The video footage gathered during the trial was never broadcast – but was used to create mock news packages demonstrating to the judiciary what effect televising proceedings would have.

Despite lobbying from all the major broadcasters for an announcement to be made, the Ministry of Justice has still yet to make any further progress after more than four years.

ITN‘s head of compliance and in-house legal expert John Battle said the pilot scheme in 2004 had demonstrated that “the sky did not fall down” when broadcasters were allowed to televise court proceedings.

“I think it showed to the courts and to the Department for Constitutional Affairs [now the Ministry of Justice] that the broadcasters acted in a responsible and proper manner,” he told Channel 4 News on Friday.

“It didn’t disrupt proceedings, lawyers didn’t play to the cameras and the courts continued in their own way.”
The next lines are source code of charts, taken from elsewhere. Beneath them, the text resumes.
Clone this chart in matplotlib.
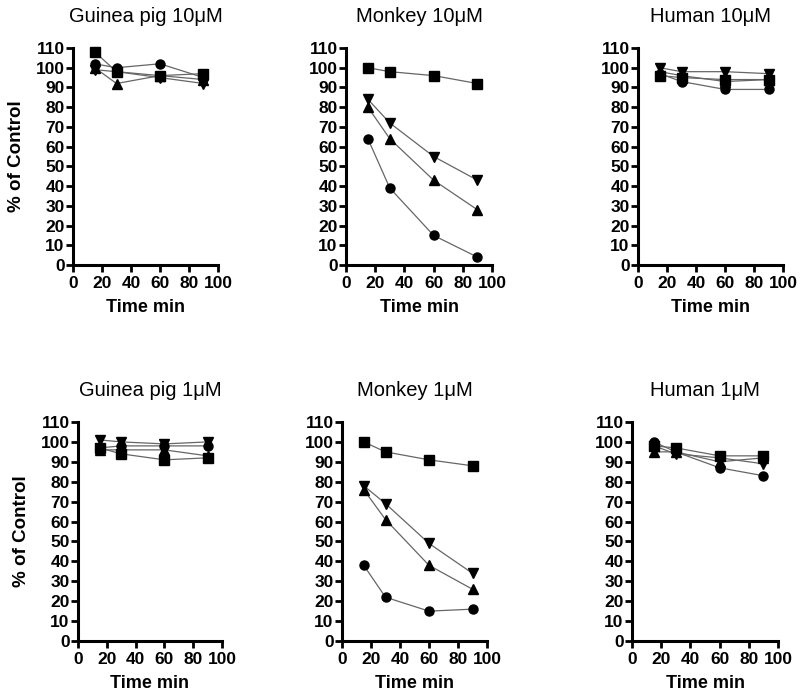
import matplotlib
matplotlib.use("Agg")
import matplotlib.pyplot as plt

plt.rcParams["font.family"] = ["Liberation Sans", "DejaVu Sans"]

TIME = [15, 30, 60, 90]

TITLES = ["Guinea pig 10μM", "Monkey 10μM", "Human 10μM",
          "Guinea pig 1μM", "Monkey 1μM", "Human 1μM"]

# per panel: circle, square, triangle-up, triangle-down
CIRCLE = [
    [102, 100, 102, 95],
    [64, 39, 15, 4],
    [97, 93, 89, 89],
    [97, 98, 98, 98],
    [38, 22, 15, 16],
    [100, 95, 87, 83],
]
SQUARE = [
    [108, 98, 96, 97],
    [100, 98, 96, 92],
    [96, 95, 94, 94],
    [97, 94, 91, 92],
    [100, 95, 91, 88],
    [98, 97, 93, 93],
]
TRI_UP = [
    [100, 92, 96, 94],
    [80, 64, 43, 28],
    [98, 96, 93, 94],
    [96, 96, 96, 93],
    [76, 61, 38, 26],
    [95, 95, 90, 92],
]
TRI_DOWN = [
    [99, 98, 95, 92],
    [84, 72, 55, 43],
    [100, 98, 98, 97],
    [101, 100, 99, 100],
    [78, 69, 49, 34],
    [98, 94, 92, 89],
]

# axes boxes in pixels: (left, right) per column, (top, bottom) per row
COLS = [[(73, 218), (346, 492), (638, 783)],
        [(78, 222), (342, 487), (632, 778)]]
ROWS = [(48, 265), (422, 641)]

W, H = 800, 693
fig = plt.figure(figsize=(W / 100, H / 100), dpi=100)

for i, title in enumerate(TITLES):
    r, c = divmod(i, 3)
    x0, x1 = COLS[r][c]
    y0, y1 = ROWS[r]
    ax = fig.add_axes([x0 / W, 1 - y1 / H, (x1 - x0) / W, (y1 - y0) / H])

    for vals, m in [(SQUARE[i], "s"), (CIRCLE[i], "o"),
                    (TRI_UP[i], "^"), (TRI_DOWN[i], "v")]:
        ax.plot(TIME, vals, color="#666666", lw=0.9, zorder=2)
        ax.plot(TIME, vals, ls="none", marker=m, ms=6.5, color="black",
                clip_on=False, zorder=3)

    ax.set_xlim(0, 100)
    ax.set_ylim(0, 110)
    ax.set_xticks(range(0, 101, 20))
    ax.set_yticks(range(0, 111, 10))
    ax.spines[["top", "right"]].set_visible(False)
    ax.spines[["left", "bottom"]].set_linewidth(2.2)
    ax.tick_params(width=2, length=5, labelsize=12.5, pad=1)
    ax.tick_params(axis="x", pad=3)
    for lab in ax.get_xticklabels() + ax.get_yticklabels():
        lab.set_fontweight("bold")
    ax.set_title(title, fontsize=14.5, pad=19)
    ax.set_xlabel("Time min", fontsize=13, fontweight="bold", labelpad=6)
    if c == 0:
        ax.set_ylabel("% of Control", fontsize=13.5, fontweight="bold",
                      labelpad=8)

fig.savefig("out.png", dpi=100)
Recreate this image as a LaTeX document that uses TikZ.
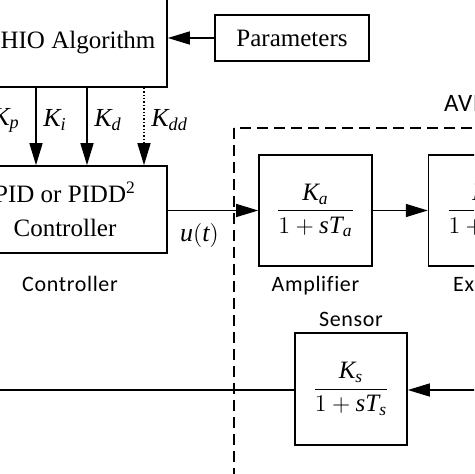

Mark Stephens, head of media law at Finers Stephens Innocent, said letting cameras record court proceedings was “the appropriate way forward” and would “educate and inform the public about what’s being done in their name”.

Video footage would also be a considerable improvement on the “rather pathetic drawings” of the courtroom and “snatched pictures in the street” that broadcasters currently use to accompany court reports, he added.

“We must remember that many Commonwealth countries which have the same law as us also have cameras in their courtrooms. We are, if you like, in a minority in this country in not having that,” Stephens told Radio 4’s PM programme.

“There’s no reason really why we shouldn’t have it as a matter of principle. I think the likelihood of change is quite high.”

He added that it was important that a code of conduct was in place, detailing which camera angles could be used to ensure that the jurors are not in shot.

“Most people throw up their hands and think OJ Simpson,” Stephens said – pointing to the media circus that surrounded the American football player’s televised murder trial in 1995.

“But the chief justice of California after that particular debacle undertook some research and he found that among his own judiciary those who hadn’t had cameras in their courts opposed it, but those that had did actually find it to be perfectly good and very helpful.”

Cameras have been allowed into Scottish courts since 1992, with certain restrictions drawn up by then head of the Scottish judiciary, Lord Hope.

In England, broadcasters including Sky News have attempted to get around the broadcasting ban. During the Hutton inquiry into the death of Dr David Kelly – the source for a BBC story on Iraq’s weapons – Sky News used actors to reconstruct the proceedings, based on the official court transcript.